### Data provided ###
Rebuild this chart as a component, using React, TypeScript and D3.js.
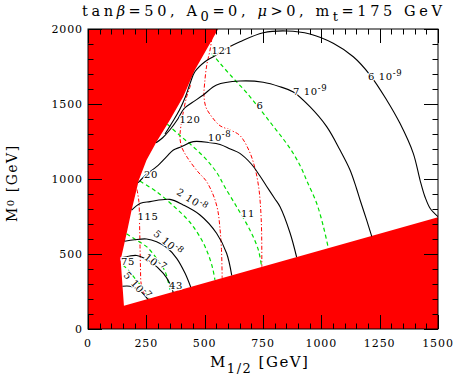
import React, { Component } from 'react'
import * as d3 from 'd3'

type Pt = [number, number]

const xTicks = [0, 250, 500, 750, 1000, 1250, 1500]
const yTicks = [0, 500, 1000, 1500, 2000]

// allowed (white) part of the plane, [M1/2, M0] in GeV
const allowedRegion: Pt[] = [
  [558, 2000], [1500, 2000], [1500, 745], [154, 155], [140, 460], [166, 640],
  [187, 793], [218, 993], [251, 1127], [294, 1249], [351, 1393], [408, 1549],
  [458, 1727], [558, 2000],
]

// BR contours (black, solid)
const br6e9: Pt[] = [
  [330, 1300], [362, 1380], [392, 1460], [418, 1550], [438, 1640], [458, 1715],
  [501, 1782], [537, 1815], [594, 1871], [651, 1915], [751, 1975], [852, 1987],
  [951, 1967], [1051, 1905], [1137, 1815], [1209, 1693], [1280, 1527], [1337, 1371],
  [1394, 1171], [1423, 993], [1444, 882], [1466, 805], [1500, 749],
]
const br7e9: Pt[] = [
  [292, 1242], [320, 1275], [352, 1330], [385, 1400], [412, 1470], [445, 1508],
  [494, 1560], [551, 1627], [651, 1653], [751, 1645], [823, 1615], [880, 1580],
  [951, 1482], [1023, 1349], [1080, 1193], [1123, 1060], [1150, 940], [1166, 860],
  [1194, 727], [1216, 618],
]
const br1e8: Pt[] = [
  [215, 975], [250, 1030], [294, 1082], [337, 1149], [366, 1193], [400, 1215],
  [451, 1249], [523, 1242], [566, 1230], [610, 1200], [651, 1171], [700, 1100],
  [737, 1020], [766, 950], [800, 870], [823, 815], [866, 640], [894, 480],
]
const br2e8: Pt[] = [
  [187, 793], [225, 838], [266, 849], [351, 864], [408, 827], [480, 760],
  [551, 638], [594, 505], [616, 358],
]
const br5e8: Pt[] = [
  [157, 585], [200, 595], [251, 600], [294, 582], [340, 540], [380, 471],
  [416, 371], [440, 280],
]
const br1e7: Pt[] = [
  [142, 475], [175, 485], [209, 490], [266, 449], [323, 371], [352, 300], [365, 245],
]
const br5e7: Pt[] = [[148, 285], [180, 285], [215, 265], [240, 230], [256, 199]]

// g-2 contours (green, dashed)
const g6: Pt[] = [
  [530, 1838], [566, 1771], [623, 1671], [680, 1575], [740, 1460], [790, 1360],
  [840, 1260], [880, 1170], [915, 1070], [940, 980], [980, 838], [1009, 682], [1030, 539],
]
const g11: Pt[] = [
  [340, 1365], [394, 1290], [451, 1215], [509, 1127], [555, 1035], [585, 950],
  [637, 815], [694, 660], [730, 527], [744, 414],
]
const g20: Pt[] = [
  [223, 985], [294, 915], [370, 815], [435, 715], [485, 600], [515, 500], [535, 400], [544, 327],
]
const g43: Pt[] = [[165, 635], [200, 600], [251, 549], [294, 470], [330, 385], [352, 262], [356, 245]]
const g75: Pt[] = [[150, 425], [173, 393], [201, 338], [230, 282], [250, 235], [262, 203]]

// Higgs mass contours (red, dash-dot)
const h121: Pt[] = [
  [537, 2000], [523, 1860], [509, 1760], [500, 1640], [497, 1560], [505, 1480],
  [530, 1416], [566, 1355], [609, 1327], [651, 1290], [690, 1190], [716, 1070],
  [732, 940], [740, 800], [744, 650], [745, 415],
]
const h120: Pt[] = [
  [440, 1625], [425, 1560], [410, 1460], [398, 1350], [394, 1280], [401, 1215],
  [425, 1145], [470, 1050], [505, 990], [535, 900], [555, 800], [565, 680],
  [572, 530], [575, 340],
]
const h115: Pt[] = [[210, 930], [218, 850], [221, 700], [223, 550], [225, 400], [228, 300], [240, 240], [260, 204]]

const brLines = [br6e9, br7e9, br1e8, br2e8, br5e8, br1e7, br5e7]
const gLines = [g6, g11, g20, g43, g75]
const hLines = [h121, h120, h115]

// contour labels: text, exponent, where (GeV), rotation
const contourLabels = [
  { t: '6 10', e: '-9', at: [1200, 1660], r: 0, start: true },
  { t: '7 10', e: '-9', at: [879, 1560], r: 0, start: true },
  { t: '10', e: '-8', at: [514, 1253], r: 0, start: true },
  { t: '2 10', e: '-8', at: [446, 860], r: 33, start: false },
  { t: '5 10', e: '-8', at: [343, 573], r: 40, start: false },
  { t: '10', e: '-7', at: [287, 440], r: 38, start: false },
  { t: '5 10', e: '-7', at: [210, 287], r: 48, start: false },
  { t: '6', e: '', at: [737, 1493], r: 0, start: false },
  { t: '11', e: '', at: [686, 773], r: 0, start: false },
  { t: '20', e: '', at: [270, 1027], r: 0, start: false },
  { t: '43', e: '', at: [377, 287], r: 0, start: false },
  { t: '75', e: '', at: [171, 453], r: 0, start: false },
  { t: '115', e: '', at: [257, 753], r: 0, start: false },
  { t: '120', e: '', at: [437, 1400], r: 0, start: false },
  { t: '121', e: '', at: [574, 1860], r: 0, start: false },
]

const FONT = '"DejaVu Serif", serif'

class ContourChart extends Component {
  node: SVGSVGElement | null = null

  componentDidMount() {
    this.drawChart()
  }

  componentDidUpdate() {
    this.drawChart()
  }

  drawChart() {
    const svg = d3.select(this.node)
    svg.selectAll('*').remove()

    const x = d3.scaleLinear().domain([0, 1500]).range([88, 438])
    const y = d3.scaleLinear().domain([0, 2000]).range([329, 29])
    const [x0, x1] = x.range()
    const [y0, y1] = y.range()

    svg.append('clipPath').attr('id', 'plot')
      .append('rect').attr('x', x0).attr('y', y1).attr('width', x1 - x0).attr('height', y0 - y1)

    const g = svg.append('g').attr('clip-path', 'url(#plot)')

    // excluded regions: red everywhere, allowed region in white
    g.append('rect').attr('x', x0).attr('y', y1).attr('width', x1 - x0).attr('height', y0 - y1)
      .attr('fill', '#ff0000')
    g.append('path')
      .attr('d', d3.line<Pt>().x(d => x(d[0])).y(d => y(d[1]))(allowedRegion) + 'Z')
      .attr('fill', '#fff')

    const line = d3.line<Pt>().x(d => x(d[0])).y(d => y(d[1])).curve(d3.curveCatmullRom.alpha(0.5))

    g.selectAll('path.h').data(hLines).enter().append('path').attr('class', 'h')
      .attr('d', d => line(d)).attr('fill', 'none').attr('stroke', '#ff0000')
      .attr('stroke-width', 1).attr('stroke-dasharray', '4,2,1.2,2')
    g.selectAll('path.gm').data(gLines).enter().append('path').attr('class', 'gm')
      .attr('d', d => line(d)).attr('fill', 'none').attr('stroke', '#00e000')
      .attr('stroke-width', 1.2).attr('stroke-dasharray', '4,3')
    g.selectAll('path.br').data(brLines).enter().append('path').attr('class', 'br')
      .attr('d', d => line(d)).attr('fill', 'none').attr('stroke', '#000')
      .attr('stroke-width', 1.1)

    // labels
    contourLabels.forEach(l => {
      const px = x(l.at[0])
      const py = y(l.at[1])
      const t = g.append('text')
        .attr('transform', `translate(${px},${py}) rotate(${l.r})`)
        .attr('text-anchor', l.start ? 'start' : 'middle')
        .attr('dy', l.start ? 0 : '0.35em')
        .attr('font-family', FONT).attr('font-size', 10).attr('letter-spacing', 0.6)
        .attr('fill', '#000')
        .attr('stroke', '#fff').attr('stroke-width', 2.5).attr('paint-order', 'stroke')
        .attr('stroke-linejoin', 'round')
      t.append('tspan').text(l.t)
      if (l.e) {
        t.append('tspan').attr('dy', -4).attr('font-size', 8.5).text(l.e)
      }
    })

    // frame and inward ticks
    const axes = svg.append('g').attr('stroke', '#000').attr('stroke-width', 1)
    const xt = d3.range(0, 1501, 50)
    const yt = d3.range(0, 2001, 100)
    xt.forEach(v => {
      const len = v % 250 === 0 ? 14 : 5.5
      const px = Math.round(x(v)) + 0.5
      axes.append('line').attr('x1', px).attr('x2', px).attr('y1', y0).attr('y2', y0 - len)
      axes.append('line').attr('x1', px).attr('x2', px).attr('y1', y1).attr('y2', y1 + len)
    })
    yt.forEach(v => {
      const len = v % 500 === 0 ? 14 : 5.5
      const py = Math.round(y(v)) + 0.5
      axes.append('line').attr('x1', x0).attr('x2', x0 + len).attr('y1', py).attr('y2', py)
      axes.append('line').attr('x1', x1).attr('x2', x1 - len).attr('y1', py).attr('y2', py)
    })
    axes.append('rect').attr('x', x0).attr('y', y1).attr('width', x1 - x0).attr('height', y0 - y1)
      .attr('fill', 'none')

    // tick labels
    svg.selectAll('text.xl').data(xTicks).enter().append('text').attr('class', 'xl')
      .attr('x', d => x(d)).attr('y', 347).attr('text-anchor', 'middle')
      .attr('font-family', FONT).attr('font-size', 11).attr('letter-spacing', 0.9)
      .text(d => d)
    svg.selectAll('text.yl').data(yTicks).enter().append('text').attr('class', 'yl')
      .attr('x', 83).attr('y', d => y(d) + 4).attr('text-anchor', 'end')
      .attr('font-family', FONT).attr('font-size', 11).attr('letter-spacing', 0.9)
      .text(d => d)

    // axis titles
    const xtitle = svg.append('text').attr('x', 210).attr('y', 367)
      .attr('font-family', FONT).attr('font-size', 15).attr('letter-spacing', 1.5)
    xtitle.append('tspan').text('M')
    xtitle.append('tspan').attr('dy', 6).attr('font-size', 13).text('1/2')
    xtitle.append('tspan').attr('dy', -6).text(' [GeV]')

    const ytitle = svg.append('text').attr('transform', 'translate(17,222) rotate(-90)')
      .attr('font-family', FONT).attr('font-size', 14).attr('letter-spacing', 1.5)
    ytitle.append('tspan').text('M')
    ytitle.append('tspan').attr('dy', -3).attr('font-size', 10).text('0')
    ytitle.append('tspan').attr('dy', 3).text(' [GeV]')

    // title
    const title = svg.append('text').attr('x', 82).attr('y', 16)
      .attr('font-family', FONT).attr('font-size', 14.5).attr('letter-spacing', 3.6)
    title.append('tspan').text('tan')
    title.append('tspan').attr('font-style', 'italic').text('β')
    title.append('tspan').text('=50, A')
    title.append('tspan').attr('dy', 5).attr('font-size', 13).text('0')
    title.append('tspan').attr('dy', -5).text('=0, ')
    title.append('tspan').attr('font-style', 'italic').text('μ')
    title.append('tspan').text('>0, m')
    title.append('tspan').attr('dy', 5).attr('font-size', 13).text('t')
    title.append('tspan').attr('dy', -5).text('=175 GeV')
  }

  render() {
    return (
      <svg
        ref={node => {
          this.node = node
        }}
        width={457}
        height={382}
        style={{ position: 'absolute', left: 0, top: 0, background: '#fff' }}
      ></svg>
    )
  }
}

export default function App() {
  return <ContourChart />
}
###
_Problem to work on:_ Scan the data above; copy every line where "React" appears.

_Output of the task:_
Rebuild this chart as a component, using React, TypeScript and D3.js.
import React, { Component } from 'react'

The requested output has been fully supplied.